Repeat everything from the first line of the listing below through the line that contains "0.465, 0.430, 0.461]", exactly. Leave out pictures.
================
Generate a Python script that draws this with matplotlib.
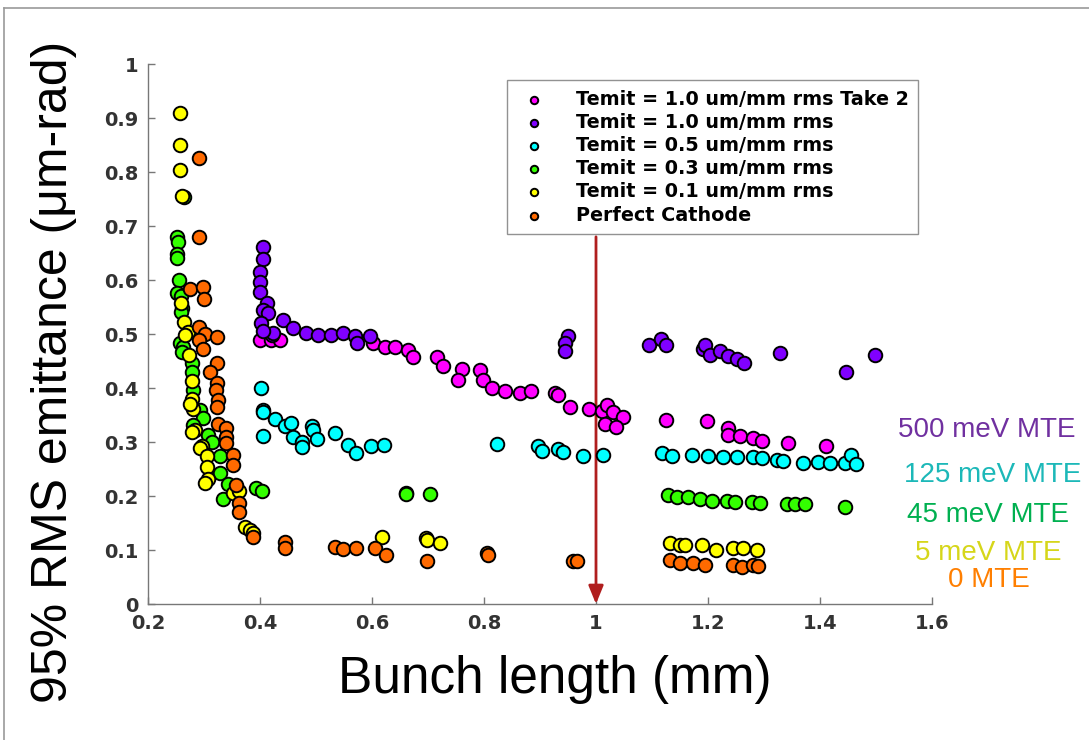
import matplotlib
matplotlib.use("Agg")
import matplotlib.pyplot as plt
from matplotlib.lines import Line2D

# ---------------- data ----------------
labels = ["Temit = 1.0 um/mm rms Take 2", "Temit = 1.0 um/mm rms",
          "Temit = 0.5 um/mm rms", "Temit = 0.3 um/mm rms",
          "Temit = 0.1 um/mm rms", "Perfect Cathode"]

take2_x = [0.400, 0.420, 0.436, 0.602, 0.623, 0.641, 0.664, 0.673, 0.716, 0.727, 0.761, 0.754,
           0.793, 0.798, 0.814, 0.837, 0.864, 0.884, 0.927, 0.932, 0.954, 0.988, 1.011, 1.020,
           1.030, 1.048, 1.016, 1.036, 1.125, 1.198, 1.236, 1.236, 1.257, 1.280, 1.296, 1.343, 1.411]
take2_y = [0.489, 0.489, 0.489, 0.483, 0.476, 0.476, 0.470, 0.457, 0.457, 0.441, 0.435, 0.415,
           0.433, 0.415, 0.400, 0.395, 0.391, 0.395, 0.391, 0.387, 0.365, 0.361, 0.357, 0.369,
           0.356, 0.346, 0.333, 0.328, 0.341, 0.339, 0.326, 0.313, 0.311, 0.307, 0.302, 0.298, 0.293]

t10_x = [0.405, 0.405, 0.400, 0.400, 0.400, 0.413, 0.405, 0.414, 0.402, 0.441, 0.459, 0.421,
         0.423, 0.405, 0.482, 0.504, 0.527, 0.548, 0.570, 0.573, 0.596, 0.950, 0.945, 0.945,
         1.095, 1.116, 1.125, 1.191, 1.195, 1.204, 1.221, 1.236, 1.252, 1.264, 1.329, 1.446, 1.498]
t10_y = [0.661, 0.639, 0.615, 0.596, 0.578, 0.557, 0.544, 0.539, 0.520, 0.526, 0.511, 0.498,
         0.502, 0.505, 0.502, 0.498, 0.498, 0.502, 0.496, 0.483, 0.496, 0.496, 0.483, 0.469,
         0.480, 0.491, 0.480, 0.472, 0.480, 0.461, 0.469, 0.459, 0.454, 0.446, 0.465, 0.430, 0.461]

t05_x = [0.402, 0.405, 0.405, 0.427, 0.445, 0.455, 0.405, 0.459, 0.475, 0.475, 0.493, 0.495,
         0.502, 0.534, 0.557, 0.571, 0.598, 0.621, 0.823, 0.896, 0.904, 0.932, 0.941, 0.977,
         1.013, 1.118, 1.136, 1.171, 1.200, 1.227, 1.252, 1.280, 1.296, 1.323, 1.334, 1.370,
         1.396, 1.418, 1.445, 1.455, 1.464]
t05_y = [0.400, 0.359, 0.355, 0.343, 0.330, 0.335, 0.311, 0.309, 0.300, 0.291, 0.330, 0.322,
         0.305, 0.317, 0.294, 0.280, 0.293, 0.294, 0.296, 0.293, 0.284, 0.287, 0.282, 0.274,
         0.276, 0.280, 0.274, 0.276, 0.274, 0.272, 0.272, 0.272, 0.270, 0.267, 0.265, 0.261,
         0.263, 0.261, 0.261, 0.276, 0.259]

t03_x = [0.264, 0.252, 0.254, 0.252, 0.252, 0.255, 0.252, 0.259, 0.261, 0.259, 0.257, 0.263,
         0.261, 0.279, 0.279, 0.280, 0.293, 0.298, 0.280, 0.307, 0.314, 0.329, 0.329, 0.343,
         0.334, 0.393, 0.404, 0.661, 0.661, 0.704, 1.129, 1.145, 1.164, 1.186, 1.207, 1.234,
         1.248, 1.279, 1.293, 1.341, 1.355, 1.373, 1.445]
t03_y = [0.754, 0.680, 0.670, 0.648, 0.640, 0.600, 0.576, 0.570, 0.548, 0.540, 0.483, 0.476,
         0.466, 0.446, 0.430, 0.396, 0.359, 0.344, 0.331, 0.313, 0.300, 0.274, 0.243, 0.222,
         0.194, 0.215, 0.209, 0.206, 0.204, 0.204, 0.202, 0.198, 0.198, 0.195, 0.191, 0.191,
         0.189, 0.189, 0.187, 0.185, 0.185, 0.185, 0.180]

t01_x = [0.257, 0.257, 0.257, 0.261, 0.259, 0.264, 0.271, 0.266, 0.273, 0.279, 0.279, 0.280,
         0.275, 0.284, 0.278, 0.296, 0.292, 0.305, 0.305, 0.307, 0.302, 0.352, 0.362, 0.373,
         0.382, 0.388, 0.618, 0.696, 0.698, 0.721, 1.132, 1.150, 1.159, 1.189, 1.214, 1.245,
         1.262, 1.287]
t01_y = [0.909, 0.850, 0.804, 0.756, 0.557, 0.522, 0.504, 0.498, 0.461, 0.413, 0.380, 0.361,
         0.370, 0.322, 0.318, 0.293, 0.288, 0.274, 0.254, 0.231, 0.224, 0.205, 0.210, 0.143,
         0.137, 0.131, 0.124, 0.122, 0.119, 0.113, 0.113, 0.109, 0.109, 0.109, 0.100, 0.104,
         0.104, 0.100]

pc_x = [0.291, 0.291, 0.275, 0.298, 0.300, 0.291, 0.302, 0.323, 0.291, 0.298, 0.323, 0.311,
        0.323, 0.321, 0.325, 0.323, 0.325, 0.339, 0.339, 0.339, 0.352, 0.352, 0.357, 0.363,
        0.363, 0.388, 0.445, 0.445, 0.534, 0.549, 0.571, 0.605, 0.625, 0.698, 0.805, 0.807,
        0.959, 0.966, 1.132, 1.150, 1.173, 1.195, 1.245, 1.261, 1.280, 1.289]
pc_y = [0.826, 0.680, 0.583, 0.587, 0.565, 0.513, 0.500, 0.494, 0.489, 0.472, 0.446, 0.430,
        0.410, 0.396, 0.378, 0.365, 0.333, 0.326, 0.309, 0.298, 0.276, 0.257, 0.220, 0.187,
        0.171, 0.124, 0.115, 0.104, 0.106, 0.101, 0.103, 0.103, 0.091, 0.080, 0.094, 0.090,
        0.080, 0.079, 0.081, 0.076, 0.076, 0.072, 0.072, 0.069, 0.072, 0.070]

mte_labels = ["500 meV MTE", "125 meV MTE", "45 meV MTE", "5 meV MTE", "0 MTE"]

xticks = [0.2, 0.4, 0.6, 0.8, 1.0, 1.2, 1.4, 1.6]
xticklabels = ["0.2", "0.4", "0.6", "0.8", "1", "1.2", "1.4", "1.6"]
yticks = [0, 0.1, 0.2, 0.3, 0.4, 0.5, 0.6, 0.7, 0.8, 0.9, 1.0]
yticklabels = ["0", "0.1", "0.2", "0.3", "0.4", "0.5", "0.6", "0.7", "0.8", "0.9", "1"]

# ---------------- styling ----------------
series = [(take2_x, take2_y, "#FF00FF"), (t10_x, t10_y, "#8000FF"),
          (t05_x, t05_y, "#00FFFF"), (t03_x, t03_y, "#33FF00"),
          (t01_x, t01_y, "#FFFF00"), (pc_x, pc_y, "#FF6A00")]
mte_colors = ["#7030A0", "#1CB8B8", "#00B050", "#D6D61A", "#FF7F00"]
mte_pos = [(898, 430), (904, 475), (907, 515), (915, 553), (948, 580)]

W, H = 1089, 740
fig = plt.figure(figsize=(W / 100, H / 100), dpi=100)
ax = fig.add_axes([148 / W, 1 - 604 / H, (932 - 148) / W, (604 - 64) / H])

for (xs, ys, c), lab in zip(series, labels):
    ax.scatter(xs, ys, s=95, c=c, edgecolors="black", linewidths=1.4, label=lab, zorder=3)

ax.set_xlim(0.2, 1.6)
ax.set_ylim(0, 1)
ax.set_xticks(xticks)
ax.set_xticklabels(xticklabels)
ax.set_yticks(yticks)
ax.set_yticklabels(yticklabels)
for sp in ["top", "right"]:
    ax.spines[sp].set_visible(False)
for sp in ["left", "bottom"]:
    ax.spines[sp].set_color("#777777")
    ax.spines[sp].set_linewidth(1.0)
ax.tick_params(direction="in", length=5, width=1, color="#777777",
               labelsize=14, labelcolor="#333333", pad=7)
for t in ax.get_xticklabels() + ax.get_yticklabels():
    t.set_fontweight("bold")
    t.set_family("DejaVu Sans")

ax.set_xlabel("Bunch length (mm)", fontsize=37, family="Liberation Sans")
ax.xaxis.set_label_coords((555 - 148) / 784, -(680 - 604) / 540)
ax.set_ylabel("95% RMS emittance (μm-rad)", fontsize=36, family="Liberation Sans")
ax.yaxis.set_label_coords(-(148 - 54) / 784, (604 - 372) / 540)
ax.xaxis.label.set_va("center")
ax.yaxis.label.set_va("center")

# arrow at 1 mm
ax.annotate("", xy=(1.0, 0.0), xytext=(1.0, 0.68),
            arrowprops=dict(arrowstyle="-|>,head_length=1.1,head_width=0.45",
                            color="#B01E1E", lw=2, shrinkA=0, shrinkB=0), zorder=2)

leg = ax.legend(loc="upper left", bbox_to_anchor=((507 - 148) / (932 - 148), 1 - (80 - 64) / 540),
                markerscale=0.55, frameon=True, fancybox=False, borderaxespad=0,
                prop=dict(family="DejaVu Sans", weight="bold", size=13.8),
                handletextpad=1.3, labelspacing=0.22, borderpad=0.5, handlelength=1.8)
leg.get_frame().set_edgecolor("#777777")
leg.get_frame().set_linewidth(1.0)
leg.set_zorder(5)

for lab, col, (px, py) in zip(mte_labels, mte_colors, mte_pos):
    fig.text(px / W, 1 - py / H, lab, color=col, fontsize=20, family="Liberation Sans",
             ha="left", va="center")

# slide frame
fig.add_artist(Line2D([4 / W, 4 / W], [0, 1 - 8 / H], color="#9A9A9A", lw=1.2))
fig.add_artist(Line2D([4 / W, 1], [1 - 8 / H, 1 - 8 / H], color="#9A9A9A", lw=1.2))

fig.savefig("out.png", dpi=100)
================
(Response to the exercise):
Generate a Python script that draws this with matplotlib.
import matplotlib
matplotlib.use("Agg")
import matplotlib.pyplot as plt
from matplotlib.lines import Line2D

# ---------------- data ----------------
labels = ["Temit = 1.0 um/mm rms Take 2", "Temit = 1.0 um/mm rms",
          "Temit = 0.5 um/mm rms", "Temit = 0.3 um/mm rms",
          "Temit = 0.1 um/mm rms", "Perfect Cathode"]

take2_x = [0.400, 0.420, 0.436, 0.602, 0.623, 0.641, 0.664, 0.673, 0.716, 0.727, 0.761, 0.754,
           0.793, 0.798, 0.814, 0.837, 0.864, 0.884, 0.927, 0.932, 0.954, 0.988, 1.011, 1.020,
           1.030, 1.048, 1.016, 1.036, 1.125, 1.198, 1.236, 1.236, 1.257, 1.280, 1.296, 1.343, 1.411]
take2_y = [0.489, 0.489, 0.489, 0.483, 0.476, 0.476, 0.470, 0.457, 0.457, 0.441, 0.435, 0.415,
           0.433, 0.415, 0.400, 0.395, 0.391, 0.395, 0.391, 0.387, 0.365, 0.361, 0.357, 0.369,
           0.356, 0.346, 0.333, 0.328, 0.341, 0.339, 0.326, 0.313, 0.311, 0.307, 0.302, 0.298, 0.293]

t10_x = [0.405, 0.405, 0.400, 0.400, 0.400, 0.413, 0.405, 0.414, 0.402, 0.441, 0.459, 0.421,
         0.423, 0.405, 0.482, 0.504, 0.527, 0.548, 0.570, 0.573, 0.596, 0.950, 0.945, 0.945,
         1.095, 1.116, 1.125, 1.191, 1.195, 1.204, 1.221, 1.236, 1.252, 1.264, 1.329, 1.446, 1.498]
t10_y = [0.661, 0.639, 0.615, 0.596, 0.578, 0.557, 0.544, 0.539, 0.520, 0.526, 0.511, 0.498,
         0.502, 0.505, 0.502, 0.498, 0.498, 0.502, 0.496, 0.483, 0.496, 0.496, 0.483, 0.469,
         0.480, 0.491, 0.480, 0.472, 0.480, 0.461, 0.469, 0.459, 0.454, 0.446, 0.465, 0.430, 0.461]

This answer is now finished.